The Mercenary Bazaar is probably the most important new feature.  It is a separate screen in which the player can hire/purchase specialized ships that belong to mercenaries looking to make a buck.  Based on the phase of the game, certain sets of ships are available.  Each ship has a price in credits and strategic resources that must be paid in order to hire it.  Once a ship is hired, it works for that empire and that empire alone – the ships are unique, and buying one can tip off your enemies as to your plans.

The effect of the Bazaar is mixed.  On the one hand, it provides some interesting options.  Some of the ships have capabilities that are not generally available when they can be hired (for example, colonization of exotic worlds), other have special abilities like improving influence or production, while others are just powerful warships.  On the other, if you have enough extra money/stuff to but a ship in the Bazaar, you might be better off using it to build your own ships and enhance your own planets.
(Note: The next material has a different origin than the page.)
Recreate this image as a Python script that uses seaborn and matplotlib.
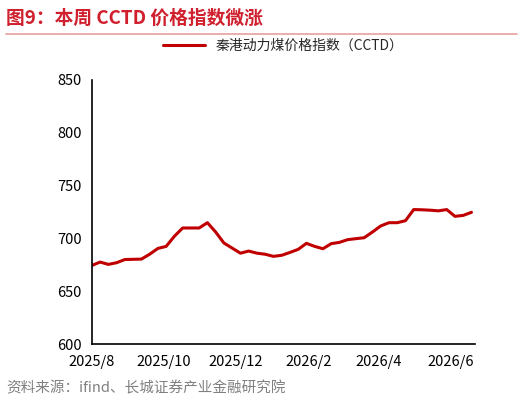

In the end, the best use of the Bazaar is for a special-purpose, limited time advantage.  Starting a big offensive?  Hire a warship to lead it.  Otherwise, it functions mostly as a way for races that are already ahead to buy even more advantages.  The Bazaar may become more useful if user-designed ships are eventually added, but for now it fills, at best, a limited role.

There is a slew of other updates included as well.  To some extent these are just a cumulative update of all the updates so far: players who have not kept up with the ongoing minor releases will get them all here in one place.  There are other improvements along these lines, also: more spaceship design options, an AI upgrade, new diplomatic options, and some upgrades to economic controls and visualization.  In all, a solid set of updates/upgrades.  It only froze my machine once, which was nice.

In summary, if you like GalCiv3, you will like this expansion.  The primary problem with it is simply the lack of new material.  Other than the Bazaar, this has the feeling of a well-done couple of DLCs.  Not really worth the 20 bucks except for fans of the series.